Nissan engineers working on the Qashqai used visualisation software to predict manufacturing variation before committing to tooling. The tool helps cut design-to-manufacturing time and costs.

Designers work with CAD/CAM tools using nominal dimensional values and perfect digital or physical models. Variation in the real assembly process is inevitable, but factors can collude to produce “Friday afternoon cars” with poor tolerances. These can destroy brand quality.

Nissan used Icona Solutions’ Aesthetica software to run a 50,000-unit sample assembly. This showed what could happen when worst-case tolerance limits combine.

Icona technical director Dr John Maxfield said: “Designing a car in CAD without seeing the variation is like night-driving without headlights. Aesthetica lets you see the gaps, flushes and alignments at an early stage.”

In the past, Nissan’s perceived quality team used physical models to perform control exercises.

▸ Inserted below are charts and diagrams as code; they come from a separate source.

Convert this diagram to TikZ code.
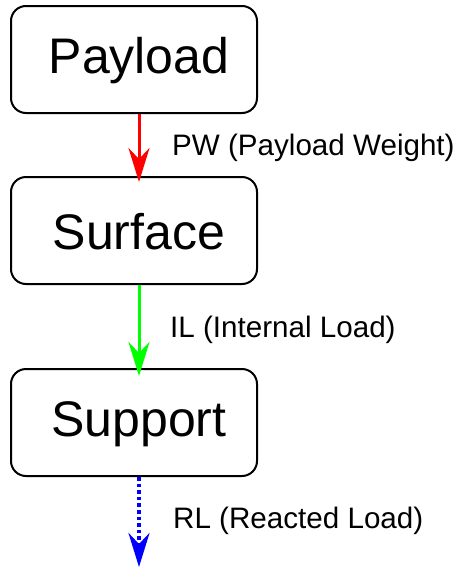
\documentclass[tikz,border=0pt]{standalone}
\usepackage{fontspec}
\setmainfont{Liberation Sans}
\usetikzlibrary{arrows.meta}
\begin{document}
\begin{tikzpicture}[x=1pt,y=-1pt,
  box/.style={draw=black,line width=2pt,rounded corners=15pt,minimum width=246pt,minimum height=107pt,inner sep=0pt},
  boxtext/.style={font=\fontsize{50}{50}\selectfont,anchor=base,inner sep=0pt},
  lbl/.style={font=\fontsize{29.6}{30}\selectfont,anchor=base west,inner sep=0pt},
  flow/.style={line width=3pt,-{Stealth[length=34pt,width=21pt,inset=11pt]}}]
\useasboundingbox (0,0) rectangle (458,568);
\node[box] (pay) at (134,59.5) {};
\node[box] (sur) at (134,230.5) {};
\node[box] (sup) at (134,422.5) {};
\node[boxtext] (payt) at (139,73) {Payload};
\node[boxtext] (surt) at (139,249) {Surface};
\node[boxtext] (supt) at (139,436) {Support};
\coordinate (end) at (139,567);
\draw[flow,red] ([xshift=5pt]pay.south) -- ([xshift=5pt,yshift=-6pt]sur.north);
\draw[flow,green] ([xshift=5pt]sur.south) -- ([xshift=5pt,yshift=-8pt]sup.north);
\draw[flow,blue,line width=3.6pt,dash pattern=on 3.6pt off 3pt] ([xshift=5pt]sup.south) -- (end);
\node[lbl] (pw) at (172,155) {PW (Payload Weight)};
\node[lbl] (il) at (170,337) {IL (Internal Load)};
\node[lbl] (rl) at (173,528) {RL (Reacted Load)};
\end{tikzpicture}
\end{document}
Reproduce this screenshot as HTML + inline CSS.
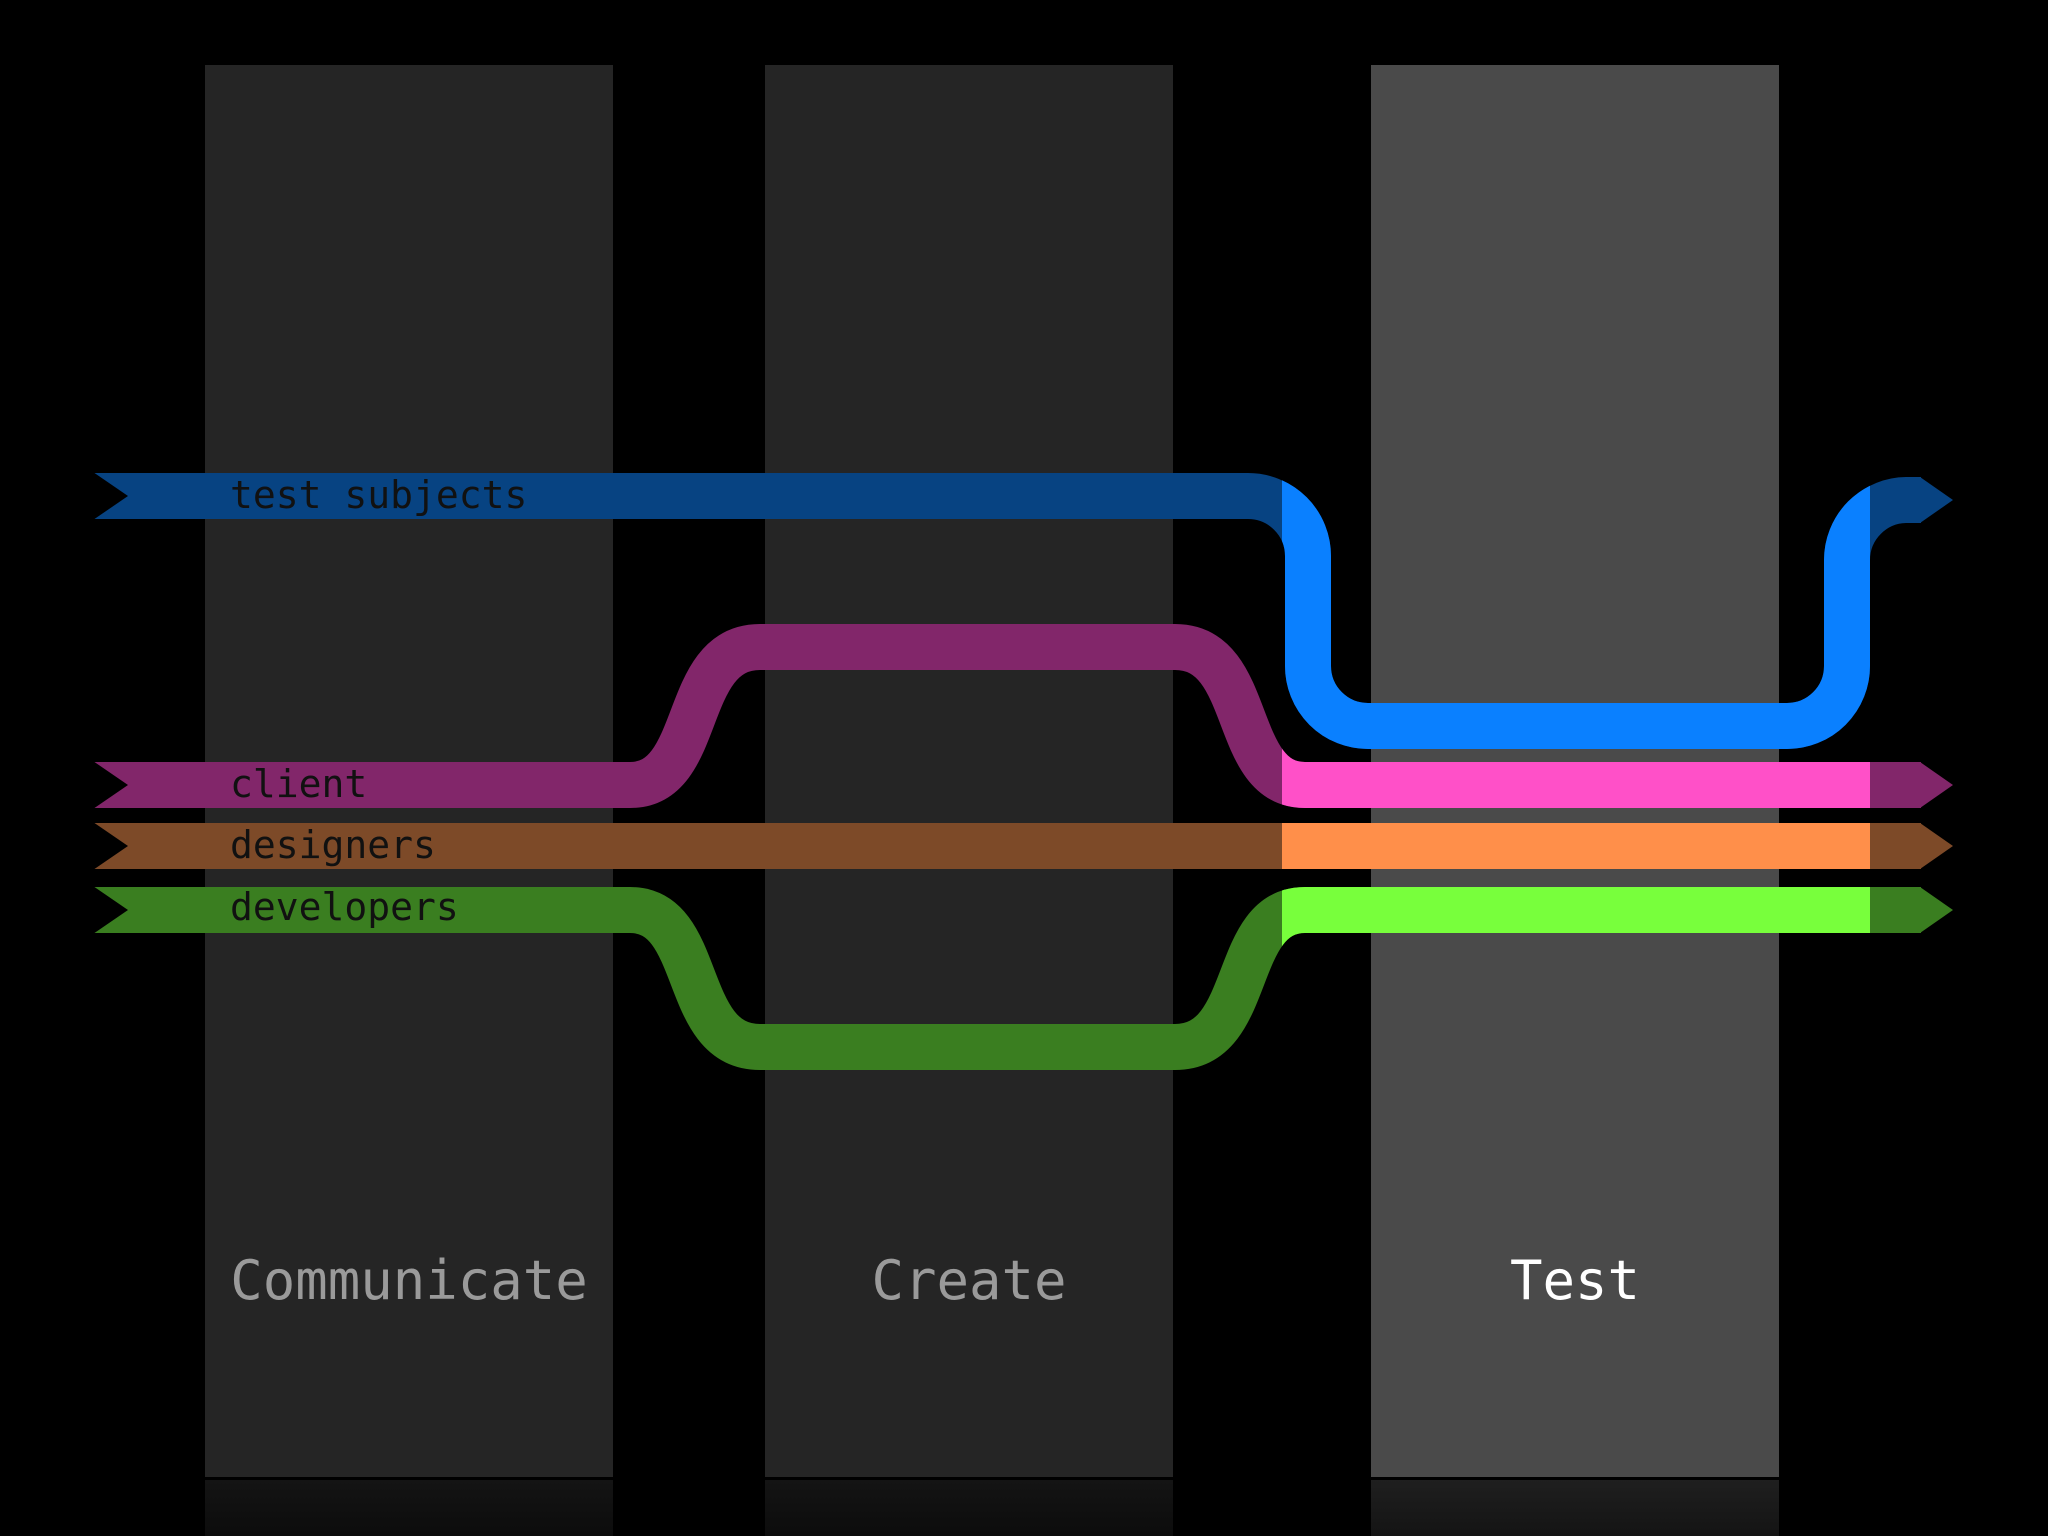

Worm gears on the model allowed them to create variations by moving individual components. Some manipulation of the digital model was also possible, but both methods were slow and haphazard. Nissan still produced some physical models of the Qashqai in clay, foam, Uryal and metal.

Aesthetica is the product of a 10 year research project involving Jaguar, Magna, Rover and Leeds University. Icona was set up in 2003 to find commercial applications for the tool.

Nissan Europe was the firm’s first customer and will use Aesthetica on all future programmes. GM, Porsche, Hyundai and Bentley are implementing the package.